▶

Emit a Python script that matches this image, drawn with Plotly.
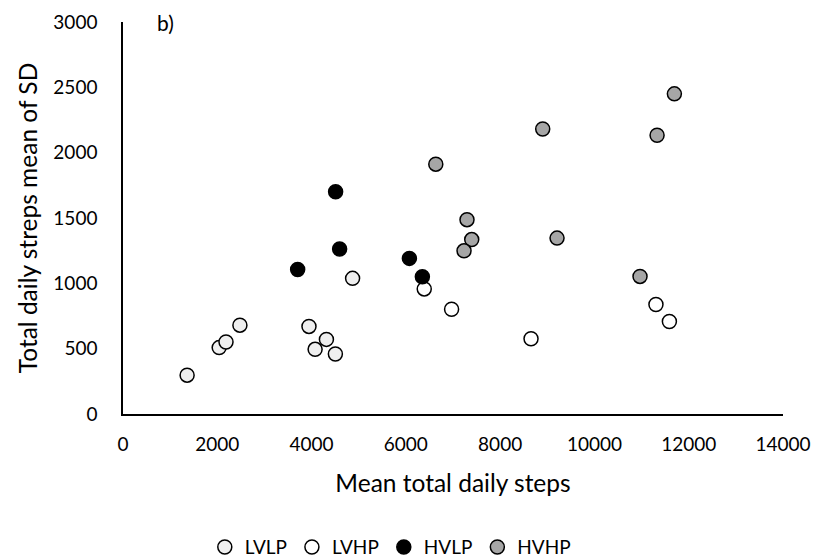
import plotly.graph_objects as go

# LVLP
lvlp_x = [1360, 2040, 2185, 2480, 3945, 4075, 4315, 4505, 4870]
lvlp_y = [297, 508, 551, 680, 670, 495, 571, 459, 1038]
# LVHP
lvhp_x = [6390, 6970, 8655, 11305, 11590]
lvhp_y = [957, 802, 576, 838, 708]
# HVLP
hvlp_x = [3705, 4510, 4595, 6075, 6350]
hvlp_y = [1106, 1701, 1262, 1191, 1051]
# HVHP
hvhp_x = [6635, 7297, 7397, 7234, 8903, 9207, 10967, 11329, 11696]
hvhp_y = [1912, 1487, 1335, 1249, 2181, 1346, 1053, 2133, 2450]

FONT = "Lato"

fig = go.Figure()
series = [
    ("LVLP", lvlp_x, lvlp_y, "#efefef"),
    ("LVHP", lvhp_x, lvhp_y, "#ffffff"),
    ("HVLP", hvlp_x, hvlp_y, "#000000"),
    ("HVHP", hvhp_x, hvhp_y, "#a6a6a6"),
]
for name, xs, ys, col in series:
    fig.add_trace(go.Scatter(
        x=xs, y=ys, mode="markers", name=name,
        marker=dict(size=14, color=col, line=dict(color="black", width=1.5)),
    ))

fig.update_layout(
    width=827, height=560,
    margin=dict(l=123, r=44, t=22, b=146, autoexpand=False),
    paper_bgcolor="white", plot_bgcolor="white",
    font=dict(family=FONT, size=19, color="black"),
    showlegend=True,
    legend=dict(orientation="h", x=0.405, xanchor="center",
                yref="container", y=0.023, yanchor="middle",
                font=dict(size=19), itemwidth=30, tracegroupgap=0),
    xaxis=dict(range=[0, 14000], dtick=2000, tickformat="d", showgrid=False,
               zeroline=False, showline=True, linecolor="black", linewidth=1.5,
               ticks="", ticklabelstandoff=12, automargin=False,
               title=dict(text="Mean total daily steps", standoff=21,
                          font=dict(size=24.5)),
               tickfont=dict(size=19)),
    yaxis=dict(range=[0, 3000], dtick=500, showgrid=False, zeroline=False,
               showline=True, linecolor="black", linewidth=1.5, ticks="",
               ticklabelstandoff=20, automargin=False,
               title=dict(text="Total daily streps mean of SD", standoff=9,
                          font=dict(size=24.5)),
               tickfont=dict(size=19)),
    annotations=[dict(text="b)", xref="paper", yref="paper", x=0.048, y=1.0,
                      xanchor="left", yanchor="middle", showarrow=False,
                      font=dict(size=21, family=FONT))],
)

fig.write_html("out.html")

◀
▶

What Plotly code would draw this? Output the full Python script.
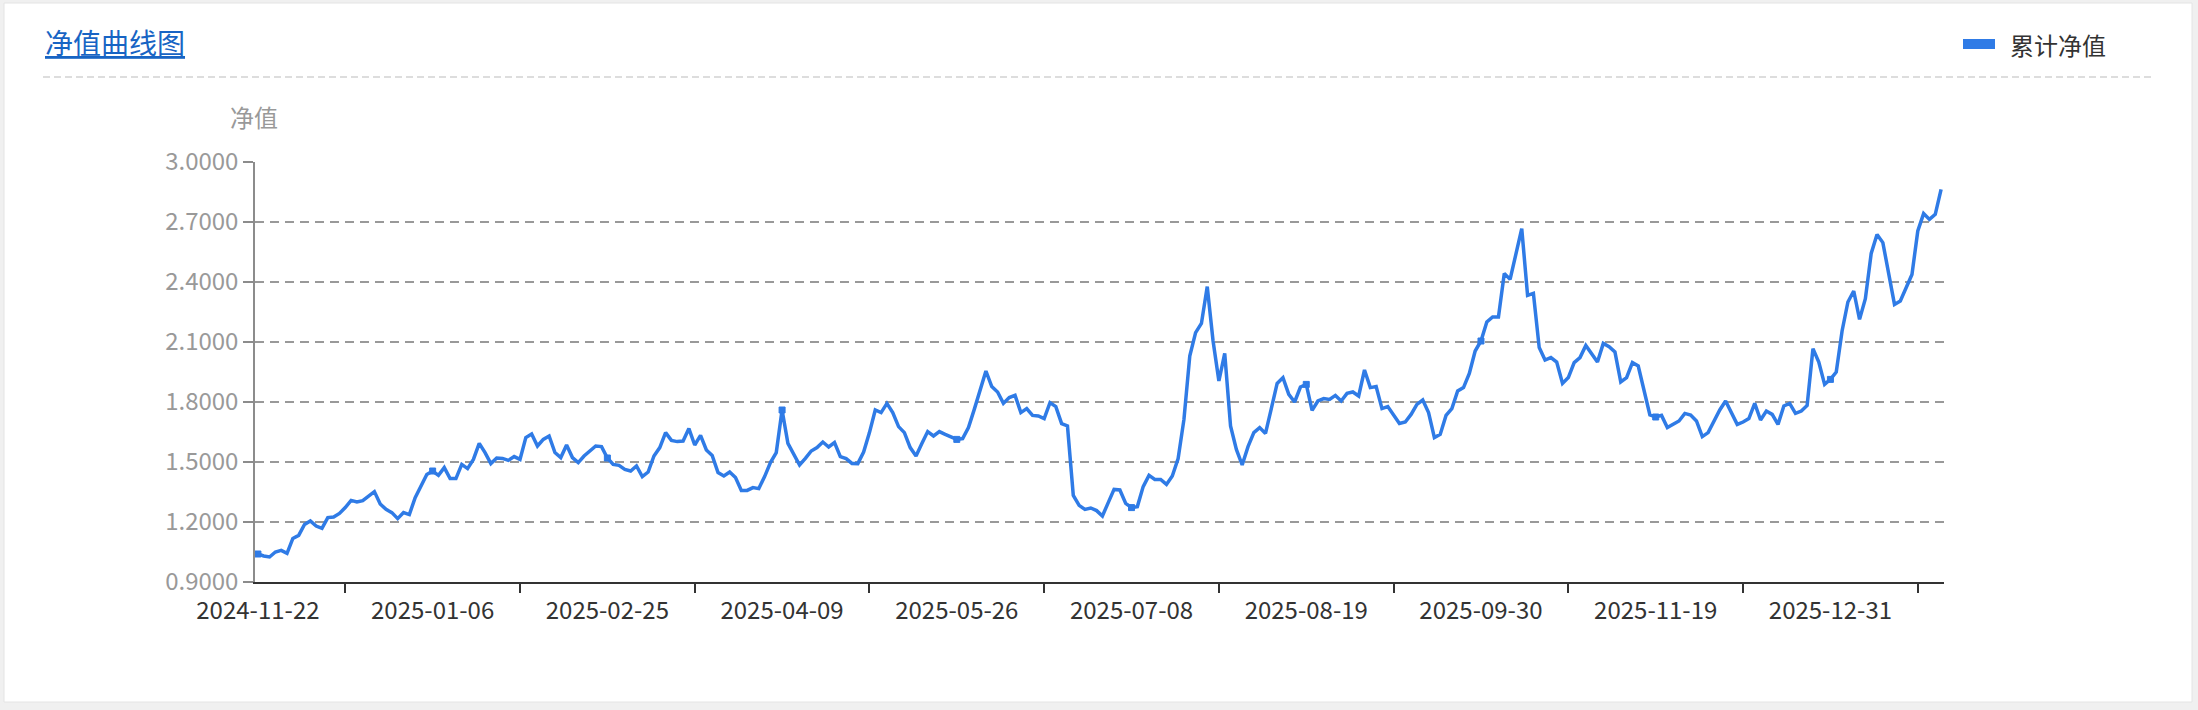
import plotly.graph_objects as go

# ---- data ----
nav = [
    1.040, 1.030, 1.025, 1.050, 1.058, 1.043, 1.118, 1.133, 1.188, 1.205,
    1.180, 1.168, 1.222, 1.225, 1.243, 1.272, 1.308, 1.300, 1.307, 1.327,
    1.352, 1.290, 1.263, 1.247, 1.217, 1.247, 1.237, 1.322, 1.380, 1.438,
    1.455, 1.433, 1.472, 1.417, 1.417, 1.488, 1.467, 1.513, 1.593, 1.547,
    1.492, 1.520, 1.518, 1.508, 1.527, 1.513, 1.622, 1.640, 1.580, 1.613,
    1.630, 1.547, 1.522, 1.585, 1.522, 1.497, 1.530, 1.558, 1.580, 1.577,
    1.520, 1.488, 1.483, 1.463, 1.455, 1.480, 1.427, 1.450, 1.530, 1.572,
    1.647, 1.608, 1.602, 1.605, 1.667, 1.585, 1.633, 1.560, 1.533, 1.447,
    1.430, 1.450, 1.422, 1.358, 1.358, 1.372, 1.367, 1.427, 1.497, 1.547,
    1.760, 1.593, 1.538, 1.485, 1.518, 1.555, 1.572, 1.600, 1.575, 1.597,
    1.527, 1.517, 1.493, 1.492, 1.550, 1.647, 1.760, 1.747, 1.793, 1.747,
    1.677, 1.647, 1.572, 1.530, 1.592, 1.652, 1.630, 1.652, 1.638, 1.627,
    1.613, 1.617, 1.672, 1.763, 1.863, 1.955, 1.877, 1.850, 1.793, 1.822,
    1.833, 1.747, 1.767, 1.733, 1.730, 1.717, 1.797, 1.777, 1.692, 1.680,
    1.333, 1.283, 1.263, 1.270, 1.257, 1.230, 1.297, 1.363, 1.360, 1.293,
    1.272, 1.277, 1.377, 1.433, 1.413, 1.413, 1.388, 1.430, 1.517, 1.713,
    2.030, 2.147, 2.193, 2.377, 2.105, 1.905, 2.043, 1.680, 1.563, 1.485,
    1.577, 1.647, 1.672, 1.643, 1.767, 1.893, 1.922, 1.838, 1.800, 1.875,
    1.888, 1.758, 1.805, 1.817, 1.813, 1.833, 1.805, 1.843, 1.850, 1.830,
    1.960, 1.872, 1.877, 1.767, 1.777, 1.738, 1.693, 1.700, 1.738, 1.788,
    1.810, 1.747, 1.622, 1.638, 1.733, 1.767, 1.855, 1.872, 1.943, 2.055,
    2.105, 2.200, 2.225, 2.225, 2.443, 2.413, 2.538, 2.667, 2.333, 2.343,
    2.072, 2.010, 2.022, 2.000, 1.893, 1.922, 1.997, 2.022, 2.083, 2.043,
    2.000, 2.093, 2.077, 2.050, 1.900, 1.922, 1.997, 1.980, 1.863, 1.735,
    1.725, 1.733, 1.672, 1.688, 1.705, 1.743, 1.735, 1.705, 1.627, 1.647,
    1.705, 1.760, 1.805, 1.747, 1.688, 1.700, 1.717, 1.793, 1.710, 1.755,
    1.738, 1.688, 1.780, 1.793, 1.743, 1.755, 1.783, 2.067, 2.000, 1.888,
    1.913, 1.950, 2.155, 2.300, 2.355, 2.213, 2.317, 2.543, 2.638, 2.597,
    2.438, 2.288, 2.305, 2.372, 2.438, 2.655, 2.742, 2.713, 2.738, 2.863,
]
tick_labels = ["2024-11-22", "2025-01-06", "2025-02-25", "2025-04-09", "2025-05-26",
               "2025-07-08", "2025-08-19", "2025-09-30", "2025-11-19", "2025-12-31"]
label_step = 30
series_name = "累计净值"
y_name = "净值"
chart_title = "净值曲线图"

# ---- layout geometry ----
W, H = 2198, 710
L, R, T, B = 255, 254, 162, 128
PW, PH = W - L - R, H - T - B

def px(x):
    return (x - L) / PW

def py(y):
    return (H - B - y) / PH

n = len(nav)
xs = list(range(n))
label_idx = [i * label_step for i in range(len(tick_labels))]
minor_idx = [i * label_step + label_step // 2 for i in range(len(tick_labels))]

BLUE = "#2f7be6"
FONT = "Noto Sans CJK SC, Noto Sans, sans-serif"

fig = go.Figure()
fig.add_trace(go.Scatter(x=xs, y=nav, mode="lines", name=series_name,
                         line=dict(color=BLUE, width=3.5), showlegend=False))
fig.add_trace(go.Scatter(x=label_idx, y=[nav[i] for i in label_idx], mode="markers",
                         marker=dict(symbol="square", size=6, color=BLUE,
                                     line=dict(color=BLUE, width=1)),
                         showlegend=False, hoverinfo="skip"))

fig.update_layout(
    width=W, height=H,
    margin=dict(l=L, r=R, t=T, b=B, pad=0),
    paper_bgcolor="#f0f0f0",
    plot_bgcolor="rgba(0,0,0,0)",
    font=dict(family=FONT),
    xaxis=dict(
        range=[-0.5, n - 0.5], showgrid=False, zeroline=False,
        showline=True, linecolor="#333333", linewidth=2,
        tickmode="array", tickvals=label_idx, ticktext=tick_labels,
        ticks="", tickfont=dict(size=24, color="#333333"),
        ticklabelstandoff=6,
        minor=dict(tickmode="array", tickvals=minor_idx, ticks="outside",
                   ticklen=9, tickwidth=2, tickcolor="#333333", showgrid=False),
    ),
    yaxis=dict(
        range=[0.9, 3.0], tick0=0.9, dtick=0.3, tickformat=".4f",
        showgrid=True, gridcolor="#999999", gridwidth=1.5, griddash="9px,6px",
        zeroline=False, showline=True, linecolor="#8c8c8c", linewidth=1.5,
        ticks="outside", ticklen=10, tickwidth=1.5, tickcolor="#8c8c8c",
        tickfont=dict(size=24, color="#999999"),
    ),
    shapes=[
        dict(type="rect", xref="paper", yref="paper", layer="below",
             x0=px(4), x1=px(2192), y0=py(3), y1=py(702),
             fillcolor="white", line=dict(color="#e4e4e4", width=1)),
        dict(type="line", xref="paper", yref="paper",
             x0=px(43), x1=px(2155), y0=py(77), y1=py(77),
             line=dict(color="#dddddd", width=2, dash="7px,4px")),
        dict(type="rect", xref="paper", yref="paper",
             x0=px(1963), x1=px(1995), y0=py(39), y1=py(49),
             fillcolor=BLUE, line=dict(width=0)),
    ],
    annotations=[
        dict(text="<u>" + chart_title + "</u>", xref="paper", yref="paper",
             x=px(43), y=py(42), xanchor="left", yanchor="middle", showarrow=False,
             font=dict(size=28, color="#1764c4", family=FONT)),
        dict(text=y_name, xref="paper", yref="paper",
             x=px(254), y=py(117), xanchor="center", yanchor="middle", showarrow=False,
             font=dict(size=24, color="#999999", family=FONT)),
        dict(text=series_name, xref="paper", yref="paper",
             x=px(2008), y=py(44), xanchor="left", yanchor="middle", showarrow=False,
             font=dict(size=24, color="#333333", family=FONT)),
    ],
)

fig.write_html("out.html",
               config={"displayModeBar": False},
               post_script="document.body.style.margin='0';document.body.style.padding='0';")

◀

• PROBLEM: Pick out all the lines with the word "Python" in them and copy them.

• RESULT OF THE TASK:
Emit a Python script that matches this image, drawn with Plotly.
What Plotly code would draw this? Output the full Python script.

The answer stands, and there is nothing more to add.